Transcribe all of the material exactly. Any picture in it should be left out.

* Supplied information
■ ■ ■
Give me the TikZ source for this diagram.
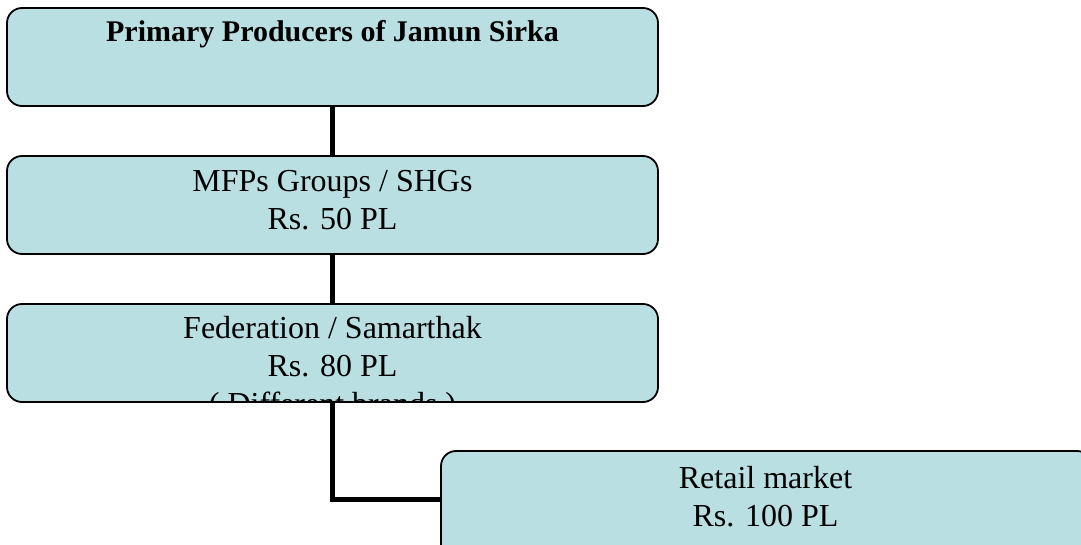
\documentclass[tikz,border=0pt]{standalone}
\usepackage{fontspec}
\setmainfont{Liberation Serif}
\definecolor{boxfill}{RGB}{185,223,227}
\begin{document}
\begin{tikzpicture}[x=1pt,y=-1pt,
  chainbox/.style={draw=black,line width=1.8pt,fill=boxfill,rounded corners=15pt,
    rectangle,inner sep=0pt,minimum height=98pt},
  lbl/.style={anchor=base,inner sep=0pt,font=\fontsize{32}{38}\selectfont},
  title/.style={anchor=base,inner sep=0pt,font=\fontsize{30}{36}\selectfont\bfseries},
  link/.style={line width=5pt,black}]
\useasboundingbox (0,0) rectangle (1081,545);

% boxes; the third one cuts off its last text line at its lower edge
\node[chainbox,minimum width=651pt] (b1) at (332.5,57) {};
\node[chainbox,minimum width=651pt] (b2) at (332.5,205) {};
\node[chainbox,minimum width=651pt,
  path picture={\node[lbl] (t3c) at ([yshift=-12pt]path picture bounding box.south)
    {( Different brands )};}] (b3) at (332.5,353) {};
\node[chainbox,minimum width=651pt,minimum height=120pt] (b4) at (766.5,511) {};
\coordinate (b4in) at ([yshift=-49pt]b4.north west);

% connectors
\draw[link] (b1.south) -- (b2.north);
\draw[link] (b2.south) -- (b3.north);
\draw[link] (b3.south) |- (b4in);

% labels
\node[title] (t1) at (332.5,42) {Primary Producers of Jamun Sirka};
\node[lbl] (t2a) at (332.5,192) {MFPs Groups / SHGs};
\node[lbl] (t2b) at (332.5,230) {Rs. 50 PL};
\node[lbl] (t3a) at (332.5,338) {Federation / Samarthak};
\node[lbl] (t3b) at (332.5,376) {Rs. 80 PL};
\node[lbl] (t4a) at (765.5,488) {Retail market};
\node[lbl] (t4b) at (765.5,526) {Rs. 100 PL};
\end{tikzpicture}
\end{document}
■ ■ ■
* Solution below
Give me the TikZ source for this diagram.
\documentclass[tikz,border=0pt]{standalone}
\usepackage{fontspec}
\setmainfont{Liberation Serif}
\definecolor{boxfill}{RGB}{185,223,227}
\begin{document}
\begin{tikzpicture}[x=1pt,y=-1pt,
  chainbox/.style={draw=black,line width=1.8pt,fill=boxfill,rounded corners=15pt,
    rectangle,inner sep=0pt,minimum height=98pt},
  lbl/.style={anchor=base,inner sep=0pt,font=\fontsize{32}{38}\selectfont},
  title/.style={anchor=base,inner sep=0pt,font=\fontsize{30}{36}\selectfont\bfseries},
  link/.style={line width=5pt,black}]
\useasboundingbox (0,0) rectangle (1081,545);

% boxes; the third one cuts off its last text line at its lower edge
\node[chainbox,minimum width=651pt] (b1) at (332.5,57) {};
\node[chainbox,minimum width=651pt] (b2) at (332.5,205) {};
\node[chainbox,minimum width=651pt,
  path picture={\node[lbl] (t3c) at ([yshift=-12pt]path picture bounding box.south)
    {( Different brands )};}] (b3) at (332.5,353) {};
\node[chainbox,minimum width=651pt,minimum height=120pt] (b4) at (766.5,511) {};
\coordinate (b4in) at ([yshift=-49pt]b4.north west);

% connectors
\draw[link] (b1.south) -- (b2.north);
\draw[link] (b2.south) -- (b3.north);
\draw[link] (b3.south) |- (b4in);

% labels
\node[title] (t1) at (332.5,42) {Primary Producers of Jamun Sirka};
\node[lbl] (t2a) at (332.5,192) {MFPs Groups / SHGs};
\node[lbl] (t2b) at (332.5,230) {Rs. 50 PL};
\node[lbl] (t3a) at (332.5,338) {Federation / Samarthak};
\node[lbl] (t3b) at (332.5,376) {Rs. 80 PL};
\node[lbl] (t4a) at (765.5,488) {Retail market};
\node[lbl] (t4b) at (765.5,526) {Rs. 100 PL};
\end{tikzpicture}
\end{document}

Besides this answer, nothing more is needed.